If we are unable to meet these expectations from the start, we as pharmacists will not be prepared to serve what is a growing, diverse population.

Finally, the collaboration standard that is linked to effective leadership and partnership working is one that has not been emphasised enough in the previous standards.

In term of the pressures weighing down on the healthcare system, working in partnership with all providers is paramount. Working collectively as a team and taking a multi-disciplinary approach is vital in meeting people’s healthcare needs.

To achieve this, pharmacists need to be able to work effectively in teams. The former initial education and training pharmacists received failed to acknowledge and emphasise the importance of developing leadership skills and collaborative working.

Team PreReg has been working closely with pre-registration students for five years and we have been able to identify the challenges in the training currently being provided.

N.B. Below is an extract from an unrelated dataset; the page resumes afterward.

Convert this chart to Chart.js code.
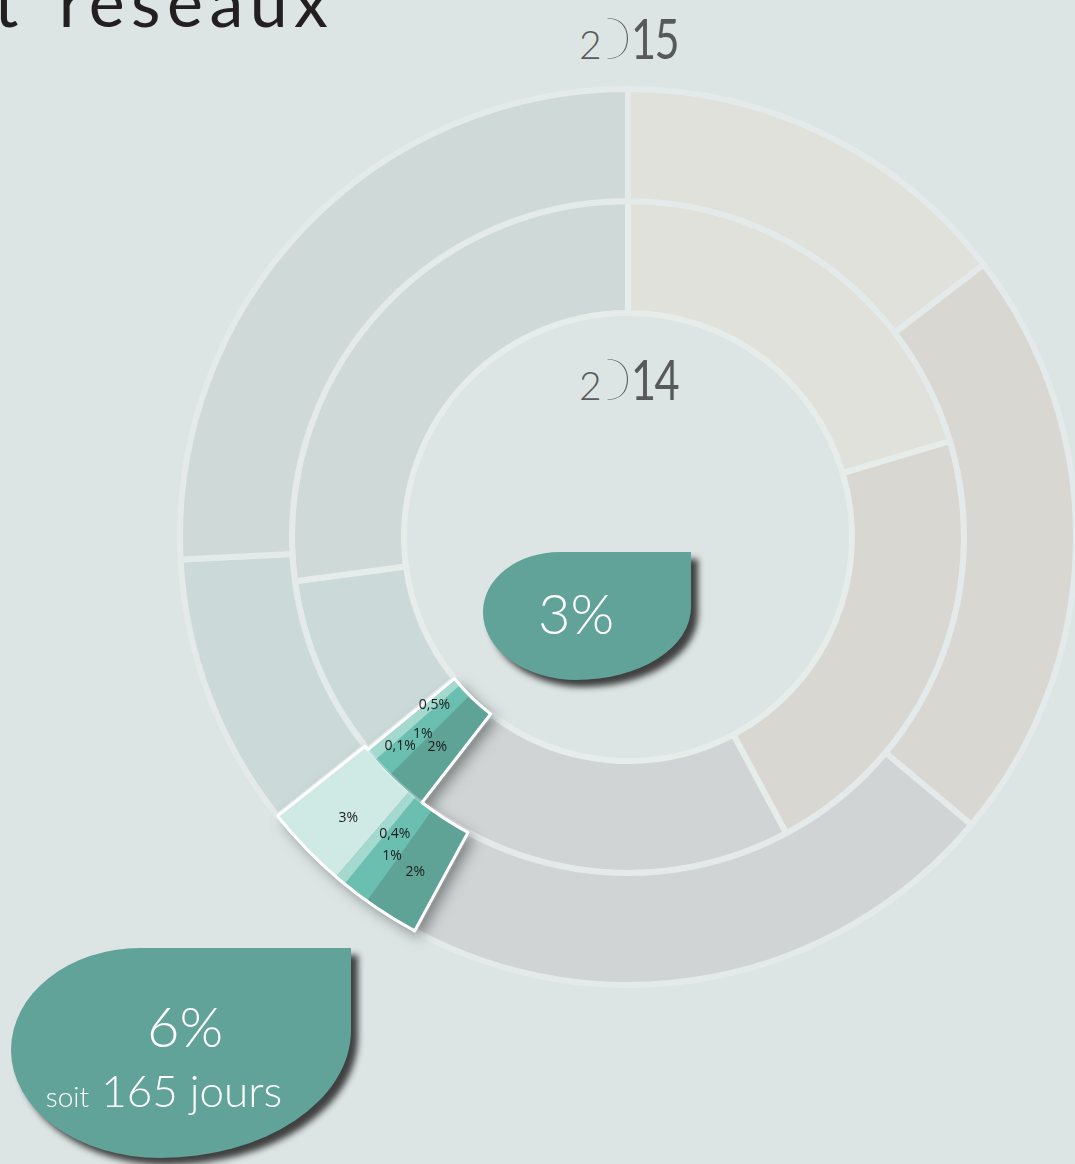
<!DOCTYPE html>
<html lang="fr">
<head>
<meta charset="utf-8">
<title>Disponibilité des équipements et réseaux</title>
<script src="https://cdn.jsdelivr.net/npm/chart.js@4.4.1/dist/chart.umd.min.js"></script>
<style>
  html, body { margin: 0; padding: 0; }
  body {
    width: 1075px; height: 1164px; position: relative; overflow: hidden;
    background: #dce5e4; font-family: Lato, "Open Sans", sans-serif;
  }
  #wrap { position: absolute; left: 177px; top: 86px; width: 902px; height: 902px; }
  .title {
    position: absolute; left: -6px; top: -33px; font-size: 68px; font-weight: 400;
    color: #231f20; line-height: 1; white-space: nowrap; letter-spacing: 6.5px; word-spacing: 10px;
  }
  .year {
    position: absolute; font-size: 57px; line-height: 1; color: #58595b; white-space: nowrap;
  }
  .year .y2 { font-size: 39px; font-weight: 300; }
  .year .y0 {
    display: inline-block; font-weight: 100; margin-left: -11px;
    transform: scaleX(1.45); clip-path: inset(0 0 0 50%);
  }
  .year .yr {
    display: inline-block; font-weight: 400; letter-spacing: -2px; margin-left: 7px;
    transform: scaleX(0.76); transform-origin: left center;
  }
  .leaf {
    position: absolute; background: #62a399; color: #fff; text-align: center;
    box-shadow: 7px 7px 6px rgba(55, 55, 55, 0.95);
  }
  #leaf2014 {
    left: 483px; top: 552px; width: 208px; height: 128px;
    border-radius: 77px 0 115px 94px / 60px 0 73px 68px;
  }
  #leaf2014 .big { position: absolute; left: 0; right: 0; top: 33px; font-size: 56px; font-weight: 300; line-height: 1; padding-right: 22px; }
  #leaf2015 {
    left: 11px; top: 948px; width: 340px; height: 210px;
    border-radius: 129px 0 191px 149px / 102px 0 128px 108px;
  }
  #leaf2015 .big { position: absolute; left: 0; right: 0; top: 50px; font-size: 56px; font-weight: 300; line-height: 1; padding-left: 8px; }
  #leaf2015 .sub { position: absolute; left: 0; right: 0; top: 120px; font-size: 44px; font-weight: 300; line-height: 1; padding-right: 34px; }
  #leaf2015 .sub small { font-size: 28px; }
</style>
</head>
<body>
<div class="title">t réseaux</div>
<div class="year" style="left:579px; top:9px;"><span class="y2">2</span><span class="y0">0</span><span class="yr">15</span></div>
<div class="year" style="left:579px; top:350px;"><span class="y2">2</span><span class="y0">0</span><span class="yr">14</span></div>
<div id="wrap"><canvas id="rings" width="902" height="902"></canvas></div>
<div class="leaf" id="leaf2014"><div class="big" id="total2014"></div></div>
<div class="leaf" id="leaf2015"><div class="big" id="total2015"></div><div class="sub"><small>soit</small> <span id="days2015"></span> jours</div></div>

<script>
// Ring categories, listed clockwise from 12 o'clock
const categories = ['Secteur A', 'Secteur B', 'Secteur C', 'Part 1', 'Part 2', 'Part 3', 'Part 4', 'Secteur D', 'Secteur E'];

// Outer ring: 2015 (%)
const values2015 = [14.6, 21.5, 21.8, 2, 1, 0.4, 3, 9.9, 25.8];
// Inner ring: 2014 (%)
const values2014 = [20.4, 21.8, 18.3, 2, 1, 0.5, 0.1, 8.8, 27.1];

// Highlighted slice indices (the labelled shares)
const highlighted = [3, 4, 5, 6];

// Callout figures
const total2014 = 3;
const total2015 = 6;
const days2015 = 165;

const sliceColors = ['#dfe1da', '#d8d7d2', '#d0d4d4', '#5fa397', '#6bbfb0', '#a4d9cf', '#cfe9e5', '#cbdad9', '#cfd9d8'];

document.getElementById('total2014').textContent = total2014 + '%';
document.getElementById('total2015').textContent = total2015 + '%';
document.getElementById('days2015').textContent = days2015;

const fmt = v => String(v).replace('.', ',') + '%';

// Highlighted block: drop shadow, white outline around the group, value labels
const highlightPlugin = {
  id: 'highlightBlock',
  afterDatasetsDraw(chart, args, opts) {
    const ctx = chart.ctx;
    const keys = ['x', 'y', 'startAngle', 'endAngle', 'innerRadius', 'outerRadius'];
    const groups = [0, 1].map(d => {
      const els = highlighted.map(i => chart.getDatasetMeta(d).data[i]);
      const first = els[0].getProps(keys, true);
      const last = els[els.length - 1].getProps(keys, true);
      return { els, cx: first.x, cy: first.y, a1: first.startAngle, a2: last.endAngle, r0: first.innerRadius, r1: first.outerRadius };
    });
    const O = groups[0], I = groups[1];
    const cx = O.cx, cy = O.cy;
    const pt = (r, a) => [cx + r * Math.cos(a), cy + r * Math.sin(a)];

    const path = () => {
      ctx.beginPath();
      ctx.arc(cx, cy, O.r1, O.a1, O.a2, false);
      ctx.lineTo(...pt(O.r0, O.a2));
      ctx.arc(cx, cy, O.r0, O.a2, I.a2, I.a2 < O.a2);
      ctx.lineTo(...pt(I.r0, I.a2));
      ctx.arc(cx, cy, I.r0, I.a2, I.a1, true);
      ctx.lineTo(...pt(I.r1, I.a1));
      ctx.arc(cx, cy, O.r0, I.a1, O.a1, I.a1 > O.a1);
      ctx.closePath();
    };

    ctx.save();
    ctx.shadowColor = 'rgba(50, 55, 55, 0.55)';
    ctx.shadowBlur = 14;
    ctx.shadowOffsetX = 6;
    ctx.shadowOffsetY = 6;
    path();
    ctx.fillStyle = '#5fa397';
    ctx.fill();
    ctx.restore();

    groups.forEach(g => g.els.forEach(el => el.draw(ctx)));

    // faint ring seam running through the block
    ctx.save();
    ctx.beginPath();
    ctx.arc(cx, cy, O.r0, Math.min(O.a1, I.a1), Math.max(O.a2, I.a2), false);
    ctx.strokeStyle = 'rgba(255,255,255,0.25)';
    ctx.lineWidth = 3;
    ctx.stroke();
    ctx.restore();

    ctx.save();
    path();
    ctx.strokeStyle = '#ffffff';
    ctx.lineWidth = 3;
    ctx.lineJoin = 'round';
    ctx.stroke();
    ctx.restore();

    // value labels
    ctx.save();
    ctx.font = '14px "Open Sans", "Noto Sans", sans-serif';
    ctx.fillStyle = '#1c1c1c';
    ctx.textAlign = 'center';
    ctx.textBaseline = 'middle';
    [0, 1].forEach(d => {
      const vals = chart.data.datasets[d].data;
      groups[d].els.forEach((el, k) => {
        const p = el.getProps(keys, true);
        const place = opts.placement[d][k];
        const a = (p.startAngle + p.endAngle) / 2 + place.shift * Math.PI / 180;
        const r = p.innerRadius + place.t * (p.outerRadius - p.innerRadius);
        ctx.fillText(fmt(vals[highlighted[k]]), p.x + r * Math.cos(a), p.y + r * Math.sin(a));
      });
    });
    ctx.restore();
  }
};

const borderWidths = categories.map((c, i) => highlighted.includes(i) ? 0 : 6);

new Chart(document.getElementById('rings'), {
  type: 'doughnut',
  data: {
    labels: categories,
    datasets: [
      { label: '2015', data: values2015, backgroundColor: sliceColors, borderColor: '#e3eae9', borderWidth: borderWidths },
      { label: '2014', data: values2014, backgroundColor: sliceColors, borderColor: '#e6ecea', borderWidth: borderWidths }
    ]
  },
  options: {
    responsive: false,
    animation: false,
    events: [],
    cutout: '50%',
    layout: { padding: 0 },
    plugins: {
      legend: { display: false },
      tooltip: { enabled: false },
      highlightBlock: {
        placement: [
          [ { t: 0.54, shift: 0.4 }, { t: 0.54, shift: -0.9 }, { t: 0.37, shift: -1.8 }, { t: 0.54, shift: -1.2 } ],
          [ { t: 0.53, shift: 0.9 }, { t: 0.54, shift: -0.6 }, { t: 0.29, shift: -0.5 }, { t: 0.76, shift: -3.1 } ]
        ]
      }
    }
  },
  plugins: [highlightPlugin]
});
</script>
</body>
</html>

We have been able to empower students to not only effectively answer examination questions but also better handle difficult situations in the workforce, enhance communication and leadership skills and use professional judgment.

Every year we host crash courses that focus on clinical cases and scenarios, calculations, over-the-counter medications and law and ethics. This has enabled pre-registration pharmacists to work in a collaborative manner.

In addition, we take into account diverse learning needs and pre-registration students have the opportunity to take online courses.

A new weekly quiz has allowed for continuous education throughout their pre-registration year as opposed to giving them learning material all in one go.

Free webinars are hosted on a monthly to bi-monthly basis that cover specific topics and provide pre-registration students with the opportunity to ask questions and we leverage social media to reach out to all students so they can access learning resources.